**TASK DETAILS:**
Return, exactly as written, the run of lines that begins at the line containing "What Chart.js code" and ends at the line containing "const sliceColors = ['#3eabbb', '#dc004e'];". Nothing outside that run belongs in the answer.

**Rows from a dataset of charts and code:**

◆ ◆ ◆ ◆ ◆

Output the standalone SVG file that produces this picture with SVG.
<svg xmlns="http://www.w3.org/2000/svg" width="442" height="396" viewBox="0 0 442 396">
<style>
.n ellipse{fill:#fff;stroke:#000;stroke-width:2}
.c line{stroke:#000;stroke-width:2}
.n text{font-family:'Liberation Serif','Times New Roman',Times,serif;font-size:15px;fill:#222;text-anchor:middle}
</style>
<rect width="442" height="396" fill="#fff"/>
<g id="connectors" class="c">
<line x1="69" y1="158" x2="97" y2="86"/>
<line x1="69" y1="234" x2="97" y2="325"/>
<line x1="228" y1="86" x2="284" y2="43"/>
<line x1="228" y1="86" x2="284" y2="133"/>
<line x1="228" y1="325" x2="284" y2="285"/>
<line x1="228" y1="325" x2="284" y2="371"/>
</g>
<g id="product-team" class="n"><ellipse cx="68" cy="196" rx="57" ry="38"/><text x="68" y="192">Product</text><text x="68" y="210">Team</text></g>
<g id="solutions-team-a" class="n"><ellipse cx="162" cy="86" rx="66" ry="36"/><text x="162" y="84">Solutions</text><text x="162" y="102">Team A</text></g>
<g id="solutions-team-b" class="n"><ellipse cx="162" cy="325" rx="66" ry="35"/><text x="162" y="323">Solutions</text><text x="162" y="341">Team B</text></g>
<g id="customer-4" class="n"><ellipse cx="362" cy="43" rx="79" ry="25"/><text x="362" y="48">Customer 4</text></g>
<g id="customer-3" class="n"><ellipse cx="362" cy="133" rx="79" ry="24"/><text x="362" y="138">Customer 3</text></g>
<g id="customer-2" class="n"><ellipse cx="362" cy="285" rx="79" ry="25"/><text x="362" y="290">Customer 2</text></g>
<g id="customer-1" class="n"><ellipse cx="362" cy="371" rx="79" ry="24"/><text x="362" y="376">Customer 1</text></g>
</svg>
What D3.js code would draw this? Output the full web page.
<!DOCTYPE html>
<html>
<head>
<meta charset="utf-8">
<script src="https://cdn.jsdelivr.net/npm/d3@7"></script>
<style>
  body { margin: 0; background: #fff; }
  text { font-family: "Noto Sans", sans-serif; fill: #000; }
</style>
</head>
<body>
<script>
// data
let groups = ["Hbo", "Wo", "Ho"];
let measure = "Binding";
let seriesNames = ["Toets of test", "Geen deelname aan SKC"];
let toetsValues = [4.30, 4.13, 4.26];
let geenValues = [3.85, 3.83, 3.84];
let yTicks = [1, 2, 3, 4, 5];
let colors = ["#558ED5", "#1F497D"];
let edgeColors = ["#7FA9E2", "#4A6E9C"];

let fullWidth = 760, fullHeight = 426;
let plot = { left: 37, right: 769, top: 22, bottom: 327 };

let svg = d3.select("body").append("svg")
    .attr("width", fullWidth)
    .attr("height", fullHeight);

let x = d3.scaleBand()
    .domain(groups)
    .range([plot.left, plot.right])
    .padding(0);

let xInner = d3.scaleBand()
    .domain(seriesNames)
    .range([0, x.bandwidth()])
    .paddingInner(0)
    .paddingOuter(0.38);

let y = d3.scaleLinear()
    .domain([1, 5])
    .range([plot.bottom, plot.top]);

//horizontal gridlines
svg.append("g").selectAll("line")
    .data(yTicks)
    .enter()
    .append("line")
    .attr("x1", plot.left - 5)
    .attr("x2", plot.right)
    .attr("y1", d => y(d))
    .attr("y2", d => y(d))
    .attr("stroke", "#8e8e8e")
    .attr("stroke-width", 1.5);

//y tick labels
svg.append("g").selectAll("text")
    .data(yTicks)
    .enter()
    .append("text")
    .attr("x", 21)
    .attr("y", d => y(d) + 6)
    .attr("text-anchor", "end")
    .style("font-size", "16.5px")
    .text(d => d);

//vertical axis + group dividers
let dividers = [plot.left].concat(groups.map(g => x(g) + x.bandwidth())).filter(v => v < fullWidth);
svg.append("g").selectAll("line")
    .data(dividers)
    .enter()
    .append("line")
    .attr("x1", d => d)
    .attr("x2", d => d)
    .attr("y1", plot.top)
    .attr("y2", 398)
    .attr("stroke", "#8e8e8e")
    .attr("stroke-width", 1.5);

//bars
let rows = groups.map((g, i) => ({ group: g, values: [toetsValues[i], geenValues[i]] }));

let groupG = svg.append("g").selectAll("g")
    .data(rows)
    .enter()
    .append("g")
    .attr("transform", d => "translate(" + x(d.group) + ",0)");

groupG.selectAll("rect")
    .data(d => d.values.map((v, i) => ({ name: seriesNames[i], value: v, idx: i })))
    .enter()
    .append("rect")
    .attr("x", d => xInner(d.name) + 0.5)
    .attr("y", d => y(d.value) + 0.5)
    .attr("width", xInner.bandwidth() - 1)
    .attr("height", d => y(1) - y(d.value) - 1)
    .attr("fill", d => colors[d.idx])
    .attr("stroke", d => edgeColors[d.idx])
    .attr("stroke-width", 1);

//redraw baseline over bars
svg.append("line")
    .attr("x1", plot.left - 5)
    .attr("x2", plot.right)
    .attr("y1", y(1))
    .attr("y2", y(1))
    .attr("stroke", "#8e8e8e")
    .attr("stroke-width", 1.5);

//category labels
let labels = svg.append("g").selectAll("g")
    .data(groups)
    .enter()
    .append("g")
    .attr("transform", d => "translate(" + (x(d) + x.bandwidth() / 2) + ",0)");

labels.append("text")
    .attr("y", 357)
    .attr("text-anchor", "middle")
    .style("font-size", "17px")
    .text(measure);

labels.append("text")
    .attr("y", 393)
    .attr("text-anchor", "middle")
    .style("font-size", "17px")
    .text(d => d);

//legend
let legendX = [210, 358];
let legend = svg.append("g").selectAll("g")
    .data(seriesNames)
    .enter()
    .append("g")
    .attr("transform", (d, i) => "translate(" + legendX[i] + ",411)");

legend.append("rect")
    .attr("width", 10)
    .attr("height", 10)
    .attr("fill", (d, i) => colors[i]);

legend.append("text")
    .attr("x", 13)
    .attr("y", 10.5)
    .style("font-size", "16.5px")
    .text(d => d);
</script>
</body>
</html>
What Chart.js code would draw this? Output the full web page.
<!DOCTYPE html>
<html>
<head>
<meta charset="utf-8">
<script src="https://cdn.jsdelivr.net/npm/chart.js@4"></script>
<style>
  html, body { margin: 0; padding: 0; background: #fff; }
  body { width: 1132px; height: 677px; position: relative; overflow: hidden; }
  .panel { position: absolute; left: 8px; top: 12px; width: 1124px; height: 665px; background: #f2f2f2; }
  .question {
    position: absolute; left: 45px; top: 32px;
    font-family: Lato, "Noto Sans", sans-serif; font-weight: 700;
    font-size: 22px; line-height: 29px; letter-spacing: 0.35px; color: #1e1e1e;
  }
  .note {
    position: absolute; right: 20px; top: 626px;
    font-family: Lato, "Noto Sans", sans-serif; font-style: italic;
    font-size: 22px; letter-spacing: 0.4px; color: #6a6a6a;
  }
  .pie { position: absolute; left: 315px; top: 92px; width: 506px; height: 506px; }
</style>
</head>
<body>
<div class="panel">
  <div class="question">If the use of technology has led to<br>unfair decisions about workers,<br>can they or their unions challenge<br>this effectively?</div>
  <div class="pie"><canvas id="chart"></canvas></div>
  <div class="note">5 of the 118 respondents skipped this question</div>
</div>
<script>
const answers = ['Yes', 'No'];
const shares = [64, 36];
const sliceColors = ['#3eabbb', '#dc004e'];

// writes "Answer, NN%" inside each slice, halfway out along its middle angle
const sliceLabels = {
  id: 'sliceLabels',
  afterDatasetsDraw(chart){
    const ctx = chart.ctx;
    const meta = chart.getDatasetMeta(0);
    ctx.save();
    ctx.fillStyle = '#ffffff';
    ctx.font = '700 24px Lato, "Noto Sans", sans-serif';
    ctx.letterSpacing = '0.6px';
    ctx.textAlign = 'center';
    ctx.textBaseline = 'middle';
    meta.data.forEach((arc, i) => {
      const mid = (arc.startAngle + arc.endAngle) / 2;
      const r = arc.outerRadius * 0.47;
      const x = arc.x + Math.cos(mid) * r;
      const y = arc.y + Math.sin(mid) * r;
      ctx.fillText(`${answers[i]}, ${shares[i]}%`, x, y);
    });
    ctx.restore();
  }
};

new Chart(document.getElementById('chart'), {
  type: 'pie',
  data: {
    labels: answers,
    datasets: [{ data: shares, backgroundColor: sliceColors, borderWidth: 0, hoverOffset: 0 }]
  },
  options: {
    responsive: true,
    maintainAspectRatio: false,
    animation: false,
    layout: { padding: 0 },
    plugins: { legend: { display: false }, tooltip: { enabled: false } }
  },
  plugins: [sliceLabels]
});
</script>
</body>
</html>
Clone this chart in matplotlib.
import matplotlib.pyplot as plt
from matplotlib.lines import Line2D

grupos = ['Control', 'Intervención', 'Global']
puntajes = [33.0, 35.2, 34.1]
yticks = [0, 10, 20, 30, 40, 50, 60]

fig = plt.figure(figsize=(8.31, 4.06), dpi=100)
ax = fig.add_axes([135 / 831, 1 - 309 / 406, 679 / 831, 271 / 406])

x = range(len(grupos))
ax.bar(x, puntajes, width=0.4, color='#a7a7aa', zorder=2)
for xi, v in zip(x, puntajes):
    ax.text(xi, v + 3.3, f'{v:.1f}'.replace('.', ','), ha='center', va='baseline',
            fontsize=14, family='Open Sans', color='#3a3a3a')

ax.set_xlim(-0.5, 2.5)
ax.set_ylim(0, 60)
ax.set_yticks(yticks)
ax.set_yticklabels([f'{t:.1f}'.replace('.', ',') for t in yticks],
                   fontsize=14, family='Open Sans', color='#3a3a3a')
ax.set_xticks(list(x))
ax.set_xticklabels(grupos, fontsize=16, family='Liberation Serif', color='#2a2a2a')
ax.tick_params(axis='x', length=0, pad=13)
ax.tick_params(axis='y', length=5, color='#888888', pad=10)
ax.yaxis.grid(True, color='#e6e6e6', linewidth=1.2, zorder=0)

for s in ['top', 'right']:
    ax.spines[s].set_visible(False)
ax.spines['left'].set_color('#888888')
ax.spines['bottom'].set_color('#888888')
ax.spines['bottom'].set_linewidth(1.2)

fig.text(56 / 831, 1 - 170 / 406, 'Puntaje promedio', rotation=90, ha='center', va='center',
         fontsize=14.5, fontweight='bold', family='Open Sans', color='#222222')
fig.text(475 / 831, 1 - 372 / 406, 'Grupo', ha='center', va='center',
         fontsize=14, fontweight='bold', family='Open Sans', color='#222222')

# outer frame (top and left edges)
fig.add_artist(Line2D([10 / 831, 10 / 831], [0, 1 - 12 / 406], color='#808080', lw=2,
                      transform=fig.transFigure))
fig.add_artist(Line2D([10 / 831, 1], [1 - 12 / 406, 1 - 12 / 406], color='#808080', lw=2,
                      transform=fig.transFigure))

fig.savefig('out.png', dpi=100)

◆ ◆ ◆ ◆ ◆

**SOLUTION TO THE EXERCISE:**
What Chart.js code would draw this? Output the full web page.
<!DOCTYPE html>
<html>
<head>
<meta charset="utf-8">
<script src="https://cdn.jsdelivr.net/npm/chart.js@4"></script>
<style>
  html, body { margin: 0; padding: 0; background: #fff; }
  body { width: 1132px; height: 677px; position: relative; overflow: hidden; }
  .panel { position: absolute; left: 8px; top: 12px; width: 1124px; height: 665px; background: #f2f2f2; }
  .question {
    position: absolute; left: 45px; top: 32px;
    font-family: Lato, "Noto Sans", sans-serif; font-weight: 700;
    font-size: 22px; line-height: 29px; letter-spacing: 0.35px; color: #1e1e1e;
  }
  .note {
    position: absolute; right: 20px; top: 626px;
    font-family: Lato, "Noto Sans", sans-serif; font-style: italic;
    font-size: 22px; letter-spacing: 0.4px; color: #6a6a6a;
  }
  .pie { position: absolute; left: 315px; top: 92px; width: 506px; height: 506px; }
</style>
</head>
<body>
<div class="panel">
  <div class="question">If the use of technology has led to<br>unfair decisions about workers,<br>can they or their unions challenge<br>this effectively?</div>
  <div class="pie"><canvas id="chart"></canvas></div>
  <div class="note">5 of the 118 respondents skipped this question</div>
</div>
<script>
const answers = ['Yes', 'No'];
const shares = [64, 36];
const sliceColors = ['#3eabbb', '#dc004e'];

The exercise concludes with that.